Melnyk, whose long silver hair swishes as he talks, says classical pianists are often gripped by fear ahead of a performance because each piece has to be note perfect.
But, he says, that's not a problem for him.
"In continuous music you can't make a mistake because you are living the music with the piano. My fingers disappear.
"All I hear and experience when I'm playing is the actual music, the sound, the piano. I barely feel anything. I'm barely aware, my mind is racing and I'm just flying through this landscape. It's beyond nirvana."
Melnyk says he plays an average 19.5 notes on each hand every second, but the only way of measuring this is to count the number of times over a ten-second period that you play a given passage.
It is not, he says, possible to hear all 19.5 notes.
"The ear cannot hear that, you cannot actually discern the notes at that speed. The natural speed set by nature for pianists is between 13 and 14 notes per second.
"There's a certain physical, mathematical limit to the speed of pianists. There is a limit and it's a limit set by nature, by the universe.
Melnyk, appearing in Japan as part of the annual Red Bull Music Academy, which is being hosted by Tokyo this year, says performances -- including of a three-hour composition played from memory -- frequently slip into trances.
"When music happens it's a mystical, mysterious, magnificent thing," he smiles through his bushy silver beard. "I've actually fallen asleep while I was playing the piano and kept playing.
"You never get tired of playing -- if you can stay awake you can play for 24 hours a day. I'm not claiming my music is as beautiful as Beethoven or Chopin.
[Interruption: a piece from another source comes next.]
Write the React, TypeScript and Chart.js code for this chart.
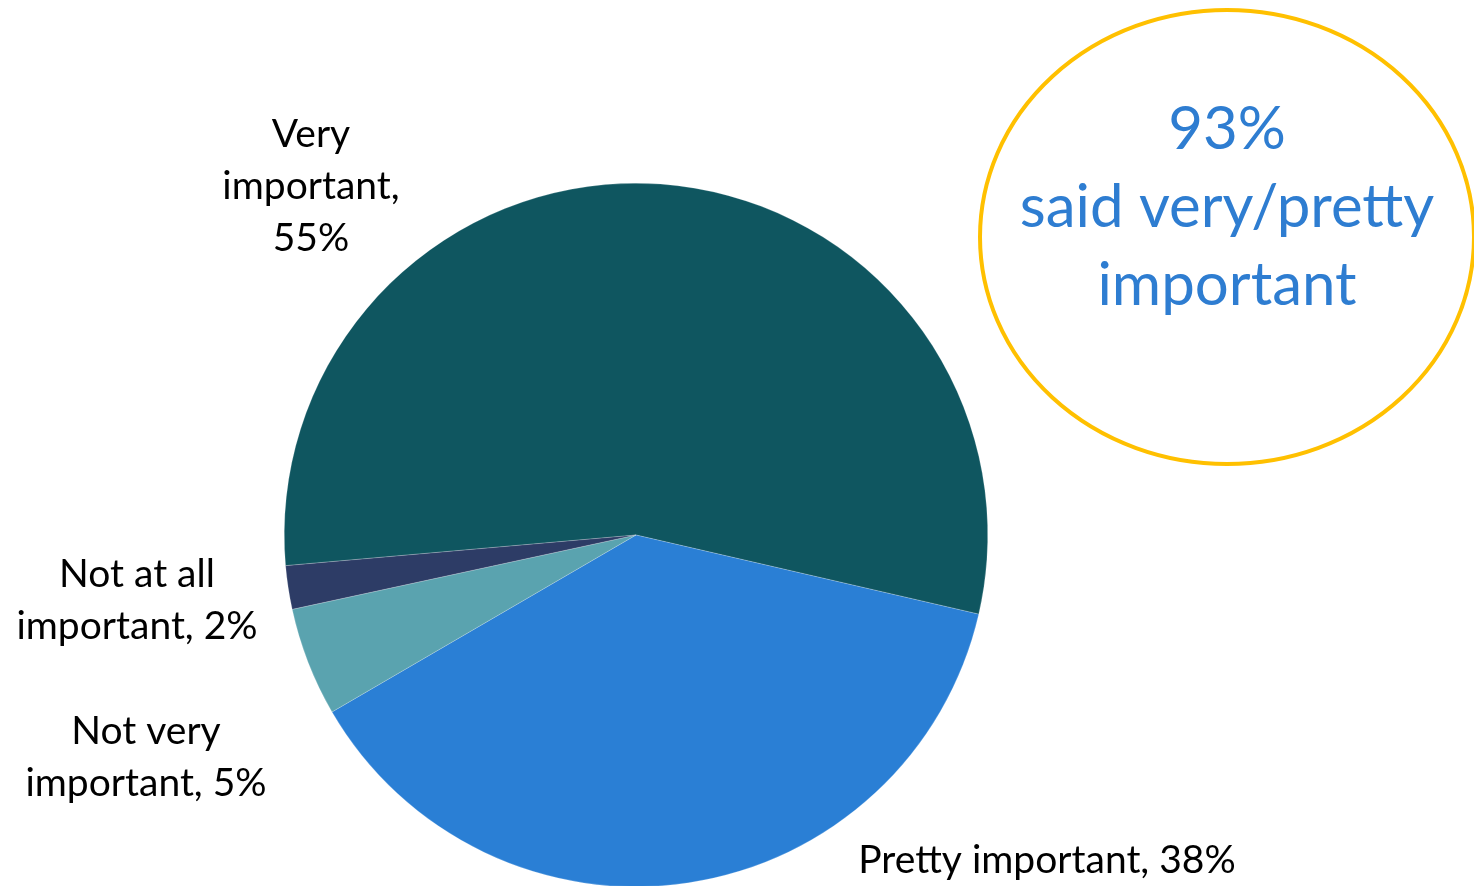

But I think it's important that it exists."
With all the fervour of an evangelist, Melnyk says he is desperate for others to share the joy he feels as his hands work a blur on the keyboard.
"In order to achieve the true power that comes out of the piano, you have to reach that level that you actually go past the sound barrier," he said.
"I want to be like Tinkerbell and wave a little wand with some fairy dust and suddenly people know what it's like to have this ability and speed, to have your body disappear."